Sewing this dress was a comedy of errors on my part. A series of unfortunate events. A big ol’ bag of brain farts.
That said, it turned out great! I absolutely love wearing it despite my handful of mistakes. You can read about those later, but for now, let’s dive in!
Pattern: View B of the Alder Shirtdress by Grainline Studio. I sewed a size 8.
Fabric: Rifle Paper Co. Tapestry 100% cotton from Oak Fabrics. I used the Natural colorway for the majority of the dress and Midnight for the collar stand and inner yoke. (P.S. The gold bits sparkle in the light! Props to my mom for picking it out at the fabric store.)
Alterations: Added 1″ at the waist and 2″ to the hem. I ended up taking in the side seams by about 1/2″ total, tapering to nothing at the underarm. I also added inseam pockets using this Colette tutorial.
Construction: Regular sewing machine for all seams and topstitching; serger to finish all seams.
The Brain Farts
I’d like to preface by saying that I could have avoided all of these mistakes by paying a little more attention when cutting my fabric—and especially by sewing a damn muslin. But I convinced myself that I didn’t have time for that! So here we are:
- Left is right and right is left. As in, I cut the wrong right front and left front, so my shirt buttons in the “men’s” style: left over right instead of right over left. Apart from being a little awkward since it’s the opposite of my norm, not a big deal.
- I’m 99% sure I printed off the collar stand at a smaller scale, because it came up a little short on either side when compared to the sew-along photos and illustrations! I had to re-print the collar stand at a coffee shop when I couldn’t find it in my pile of pattern pieces, and I have to assume I didn’t double-check the scale when printing. Oops! Guess I won’t be buttoning it up to the top.
- I snipped a hole, albeit a small one, into the right front bodice when clipping the bias binding. I covered this mistake by flipping the bias binding to the right side.
- I tried to fix the back armhole/yoke gaping by easing in the armholes a bit after reading this tutorial. Unfortunately, this meant seam-ripping the aforementioned binding. It was all very fiddly and added a lot of stress to an already small seam allowance. The adjustment made a small difference, but I’m not sure it was worth the time. Live and learn!
Aside from some gaping at the back armholes, I LOVE the fit of this dress. I’m glad I took it in a tiny bit at the sides to give me a little more shape. I might tweak the location of the button across my bust after wearing this a few times, as you can definitely get a view of my bra if you’re sitting in the right spot.

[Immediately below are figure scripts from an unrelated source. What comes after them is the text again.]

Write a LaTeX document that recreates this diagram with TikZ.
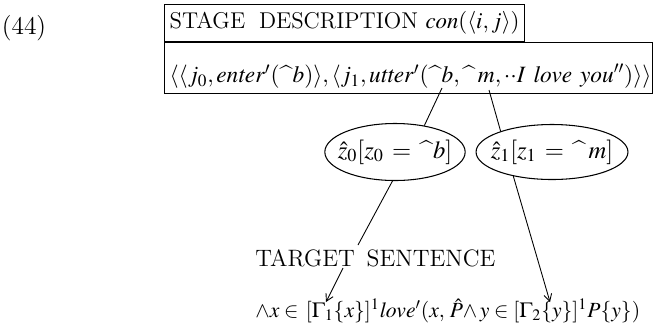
\documentclass[tikz,border=0pt]{standalone}
\usepackage{mathptmx}
\usepackage[scaled=0.92]{helvet}
\usepackage{tikz}
\usetikzlibrary{shapes.geometric,arrows.meta,positioning,calc}
\usepackage{amsmath}

\newcommand{\intn}{\mbox{\textasciicircum}}

\begin{document}
\begin{tikzpicture}[
  x=0.2mm, y=-0.2mm,
  stagebox/.style={
    rectangle, draw, line width=0.7pt,
    inner xsep=1mm},
  zvar/.style={
    ellipse, draw, line width=0.6pt,
    inner xsep=-1.5mm, inner ysep=0pt,
    minimum width=27.2mm, minimum height=11.4mm,
    font=\fontsize{14}{16}\selectfont},
  link/.style={line width=0.5pt},
  arr/.style={-{Straight Barb[length=4pt,width=4.5pt]}, line width=0.5pt},
]
  \useasboundingbox (0,0) rectangle (655,322);

  % ── Example number ──────────────────────────────────────────────────────
  \node[font=\sffamily\fontsize{14.5}{17}\selectfont] (num) at (24,28) {(44)};

  % ── Stage description boxes ─────────────────────────────────────────────
  \node[stagebox, anchor=south west, minimum width=67mm, minimum height=7.4mm,
        font=\fontsize{13}{15}\selectfont] (stage) at (164,42)
      {STAGE\; DESCRIPTION $\mathit{con}(\langle i,j\rangle)$};
  \node[stagebox, anchor=north west, align=left,
        text width=95.6mm, inner ysep=1mm,
        text height=7mm, text depth=1.2mm,
        font=\fontsize{13.3}{16}\selectfont] (scene) at (164,42)
      {$\langle\langle j_0, \mathit{enter}'(\intn b)\rangle, \langle j_1,
        \mathit{utter}'(\intn b, \intn\, m, {\cdot\cdot}\mathit{I\ love\ you}'')\rangle\rangle$};

  % marks under the two arguments of utter'
  \coordinate (bmark) at (442,88);
  \coordinate (mmark) at (489,90);

  % ── Variable ellipses ───────────────────────────────────────────────────
  \node[zvar] (zb) at (395,152) {$\hat z_0[z_0 \,=\, \intn b]$};
  \node[zvar, minimum width=28mm, minimum height=11mm]
      (zm) at (552,152) {$\hat z_1[z_1 \,=\, \intn\, m]$};

  % ── Target sentence ─────────────────────────────────────────────────────
  \node[font=\fontsize{13.5}{16}\selectfont, anchor=west, inner sep=0pt]
      (target) at (255,258) {TARGET\hspace{0.5em}SENTENCE};
  \node[font=\fontsize{12.3}{14}\selectfont, anchor=west, inner sep=0pt]
      (formula) at (255,311)
      {$\wedge x \in\, [\Gamma_1\{x\}]^{1}\mathit{love}'(x,\,
        \hat{P}{\wedge}\, y \in [\Gamma_2\{y\}]^{1}P\{y\})$};

  \coordinate (tin)  at (358,245);
  \coordinate (tout) at (343,268);
  \coordinate (gone) at (326,302);
  \coordinate (gtwo) at (550,302);

  % ── Connectors ──────────────────────────────────────────────────────────
  \draw[link] (bmark) -- (zb.42);
  \draw[link] (mmark) -- (zm.158);
  \draw[link] (zb.265) -- (tin);
  \draw[arr]  (tout) -- (gone);
  \draw[arr]  (zm.212) -- (gtwo);

\end{tikzpicture}
\end{document}
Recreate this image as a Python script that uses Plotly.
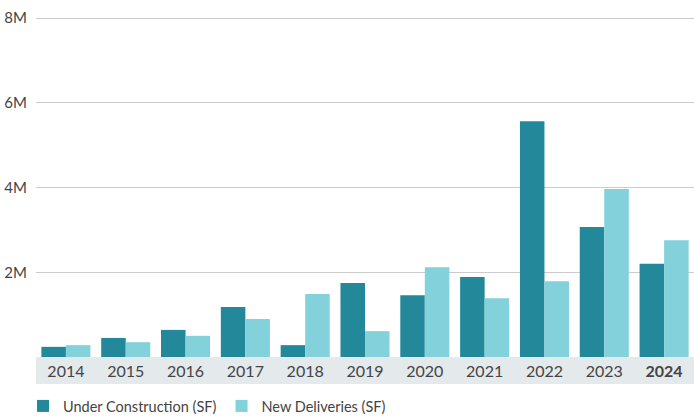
import plotly.graph_objects as go

years = ["2014","2015","2016","2017","2018","2019","2020","2021","2022","2023","2024"]
year_labels = years[:-1] + ["<b>2024</b>"]
under_construction = [0.24e6, 0.45e6, 0.64e6, 1.18e6, 0.28e6, 1.75e6, 1.46e6, 1.89e6, 5.57e6, 3.07e6, 2.20e6]
new_deliveries = [0.28e6, 0.35e6, 0.50e6, 0.90e6, 1.49e6, 0.61e6, 2.12e6, 1.39e6, 1.79e6, 3.97e6, 2.76e6]
y_ticks = [2e6, 4e6, 6e6, 8e6]
y_tick_labels = ["2M", "4M", "6M", "8M"]

FONT = "Lato, 'Open Sans', sans-serif"
fig = go.Figure()
fig.add_trace(go.Bar(x=years, y=under_construction, name="Under Construction (SF)",
                     marker=dict(color="#23889A", line=dict(width=0))))
fig.add_trace(go.Bar(x=years, y=new_deliveries, name="New Deliveries (SF)",
                     marker=dict(color="#83D1DB", line=dict(width=0))))

T, B = 14, 59
PLOT_H = 416 - T - B
fig.add_shape(type="rect", xref="paper", yref="paper", x0=0, x1=1,
              y0=-27/PLOT_H, y1=0, fillcolor="#E4E9EC", line=dict(width=0), layer="below")

fig.update_layout(
    width=694, height=416,
    margin=dict(l=36, r=0, t=T, b=B, autoexpand=False),
    paper_bgcolor="white", plot_bgcolor="white",
    barmode="group", bargap=0.18, bargroupgap=0,
    font=dict(family=FONT, color="#444444"),
    showlegend=True,
    legend=dict(orientation="h", xref="container", yref="container",
                x=23/694, xanchor="left", y=1 - 406/416, yanchor="middle",
                font=dict(size=14.5, color="#444444"), itemwidth=30, traceorder="normal"),
    xaxis=dict(tickmode="array", tickvals=years, ticktext=year_labels,
               tickfont=dict(size=16, color="#444444"), showgrid=False, showline=False,
               ticks="", ticklabelstandoff=3, fixedrange=True),
    yaxis=dict(range=[0, 8.1e6], tickmode="array", tickvals=y_ticks, ticktext=y_tick_labels,
               tickfont=dict(size=15, color="#444444"), showgrid=True, gridcolor="#CCCCCC",
               gridwidth=1, zeroline=False, showline=False, ticks="", ticklabelstandoff=8),
)
fig.write_html("out.html")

It did me well in the sweltering heat of NYC for not one, but TWO days. My flight was canceled so I got a bonus day (not complaining!). Zero shame in outfit repeating with this Alder. I can’t believe it took me this long to make one!
4 thoughts on “Finally, I Made an Alder Shirtdress”
Super shirtwaister, armhole gape not visible to me.
Thank you!! I think I’m way more self conscious about the gaps than it is actually visible. Honestly I’ve worn it a few times now and I’ve pretty much forgotten about it!
It looks great! Seconding Jay – the armholes look super flush in photos (ewww I just typed super flesh. Freudian because it’s 90+ degrees and that’s how I feel right now?). All of your brain farts are totally invisible here!
Awww thank you! I realized after we took all these photos that I really had no evidence of the gaping. And to be quite honest, it’s even less of an issue after breaking this in with a few wears and washes. Yipeeee!